Bill Miller's investors didn't do as well as his fund

Unfortunately, the vast majority of that money came just in time to partake not in the sort of stellar performance that attracted them, but in a fall from grace that must have most of the fund's investors questioning their judgement.

Through October of this year, the fund has lost more than 23 percent, trailing the S&P 500 by nearly 25 percentage points. Fairholme, which had consistently ranked in the top 25 percent -- if not the top 10 percent -- of its peers, now ranks in the bottom 1 percent for the past year, and the bottom 20 percent for the past three years.

That pattern -- in which assets pour in just in time to catch a decline -- is reflected in the fact that over the past three years, Morningstar reports that the return earned by the average Fairholme investor trails the return earned by the fund itself by more than two percentage points: 7.2 percent for the fund vs. 5 percent for the investors.

The remarkable reversal in fortune has generated a good deal of attention, with no lack of experts weighing in on whether Fairholme investors should throw in the towel or whether they should keep the faith.

What's little noted, as I alluded to earlier, is that this sort of pattern is anything but unusual in the mutual fund industry. In fact, history is rife with similar tales.

Legg Mason's Bill Miller was, until recently, regarded as an investing genius thanks to his 15 year streak of outperforming the S&P 500. He was profiled in countless newspaper and magazine articles, whose readers loved learning about his quirky investment style. For example, he regarded Amazon.com as a value stock.

Miller's streak ended abruptly in 2006 and his magic touch seems to have vanished. His fund, Legg Mason Capital Management Value (LMVTX), has trailed the S&P 500 by nearly 10 percentage points over the past five years, and 0.8 percent over the past 15 years. Miller finally threw in the towel, announcing last month that he would step down as lead manager of the fund in April.

The tech bubble of the early 2000s provided an embarrassment of such examples. Nearly every Janus fund zoomed to unbelievable heights as the bubble inflated, only to crash to earth after it popped. Ryan Jacobs, Kevin Landis, Garret Van Wagoner -- there's a seemingly endless list of managers who were presumed superstars but later turned out to be much lesser lights, their skills deserting them just as their funds peaked in popularity.

Go back even farther to the 1960s and we have Gerald Tsai, who was so popular that he was featured in The New Yorker magazine.
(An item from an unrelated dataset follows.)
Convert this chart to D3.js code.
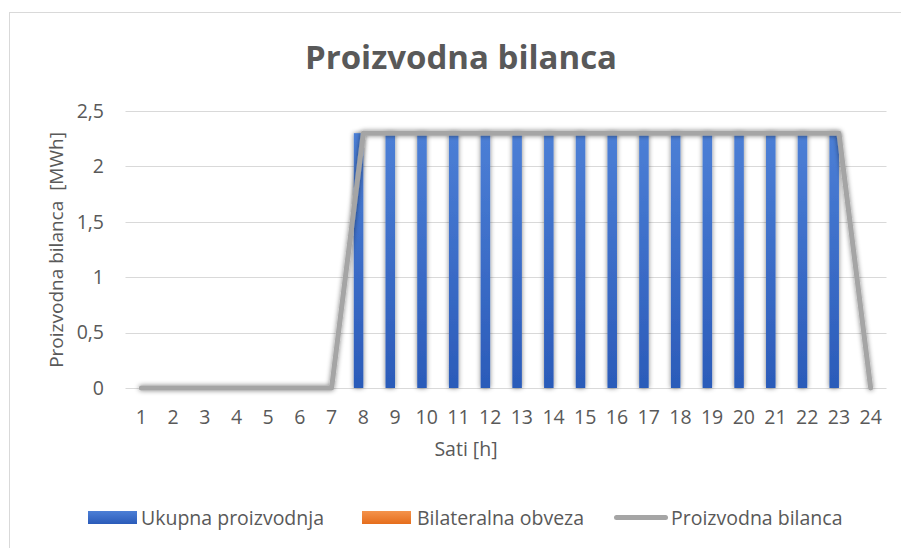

His golden touch turned to dross and he eventually left the industry entirely.

These, of course, are just a handful of some of the industry's more spectacular flameouts -- stumbles by those who were thought to have demonstrated sufficient skill to tiptoe their way through whatever the market could throw at them. There are also the innumerable managers whose lucky streaks didn't last quite as long but whose ultimate failures left many fund shareholders frozen at the wheel.

Will Berkowitz and Fairholme buck the trend? Will the market eventually come back to Berkowitz, and prove his bets on the financial sector prescient, restoring both his reputation and his investors' accounts? Perhaps. But if history is any guide -- and it tends to be a fine one -- the odds on the story unfolding that way are on the long side.

Fairholme's struggles, and the pattern it seems to be following, underscore an important if often overlooked risk of active management. The list of managers and funds who were able to mount a multi-decade period of outperformance is, well, essentially non-existent. If you decide to cast your lot with active management, you're yoking yourself to years worth of the sorts of decisions that Fairholme's investors are facing now. Is this the end of the run or a mere blip? Should I sell or hang on? If I'm hanging on, for how much longer?

I don't know about you, but I find investing difficult enough without facing a constant stream of such questions and second-guessing.